Chris Schellman (’96, ’98)

Category: Accomplished Alumni | Awards

It was the early 2000s. The tech boom was in full swing, and Chris Schellman (’96, ’98) was making a name for himself at the Arthur Andersen accounting firm. By 2001, Schellman was considered a firm-wide expert in a specialized type of audit known as a Statement on Auditing Standards 70 audit (SAS 70), a type of audit performed by CPA firms for service organizations. Andersen was so impressed by his performance that Schellman was promoted to an executive level only three years out of graduate school. Life was good, and then the Enron scandal erupted.
When the scandal broke in late 2001, the Arthur Andersen partner responsible for the Enron audit ordered the destruction of more than a ton of audit documentation. That act ultimately led to an obstruction of justice charge against Andersen in March 2002. Schellman recalls, “At that point, it was clear that the ship was going to sink. Clients left in droves, as did employees.” Schellman was one of those who abandoned the sinking ship.

“I was only 27. I didn’t have anything to lose or a family depending on me, so I decided to start my own firm,” says Schellman, who founded SAS 70 Solutions, the world’s first CPA firm to exclusively offer SAS 70 audits as a service. “It had never been done before. Everyone thought it was a crazy idea,” he says. Fearing that they might be right, Schellman didn’t even tell his parents that he had started his own company until months later and only after it was proving to be a success.

Schellman, who was born in Memphis and attended Christian Brothers High School, decided to attend UT when U.S. News & World Report named it a “best buy” for business education during the fall of his senior year in high school.

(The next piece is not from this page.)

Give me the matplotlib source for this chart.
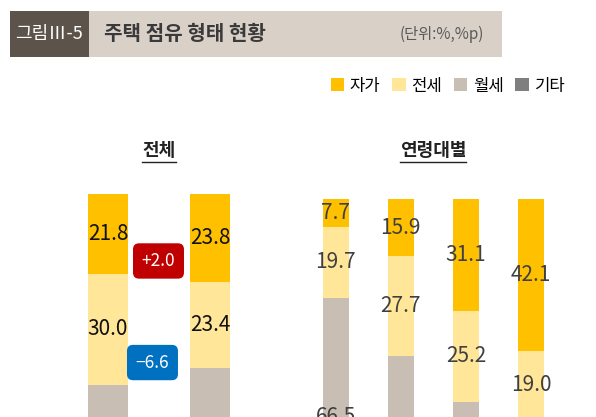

“I didn’t know what type of business I wanted to go into,” he says. “I thought it might be international business, so I took 20 hours of Japanese.” Eventually he chose accounting as his major. He graduated early in the fall of 1996, allowing him to accept an extended internship performing financial statement audits for the Memphis office of Arthur Andersen. It was there that Schellman got his first exposure to the information security practice and found his true calling.

Schellman returned to UT in the fall of 1997 to earn his master’s degree in accounting with an emphasis in information systems. While most of his classmates were taking positions in Nashville, Charlotte, and Atlanta, Schellman decided to try something more exotic and was assigned to Arthur Andersen’s Tampa, Florida, office. Schellman was assigned to the computer risk management group and began a career in compliance and information security which would eventually allow him to start his own company.

In 2003, Schellman met Lauren Gonzmart, a fifth-generation owner of Florida’s famed Columbia restaurant. Seating over 1,700 people, it is one of the largest restaurants in the world and is considered to be one of Florida’s most recognizable landmarks. The couple were married in 2005 and now have four children, including twins Michael and Isabella and sons Maximilian and Alexander.

Schellman currently serves as president of the Catholic Foundation of the Diocese of Tampa/St. Petersburg. The foundation helps hundreds of impoverished children obtain a private school education in partnership with the State of Florida’s Step Up for Students program. The Foundation also manages over $30 million of endowments, the distributions of which support a variety of vital ministries at the local level.

Schellman has since renamed his company Schellman & Company LLC. He is proud of what his company has become—and for good reason. In March 2018, the company was ranked the 89th largest CPA firm in the United States by Accounting Today, making it the largest niche CPA firm in US history. The company is also, by far, the youngest of any Top 100 CPA firm.

In February 2018, Schellman was presented with the Accomplished Alumni Award by Development Officer Brian Hardy at a ceremony in Tampa. Schellman joins a distinguished list of outstanding alumni that includes CEOs of major corporations, Olympians, US ambassadors, astronauts, television personalities, authors, artists, and civic leaders.

“What I’m most grateful for from my UT education is my ability to collectively apply what I learned. The modern business world doesn’t care about memorization skills. It demands applied knowledge for success.” says Schellman.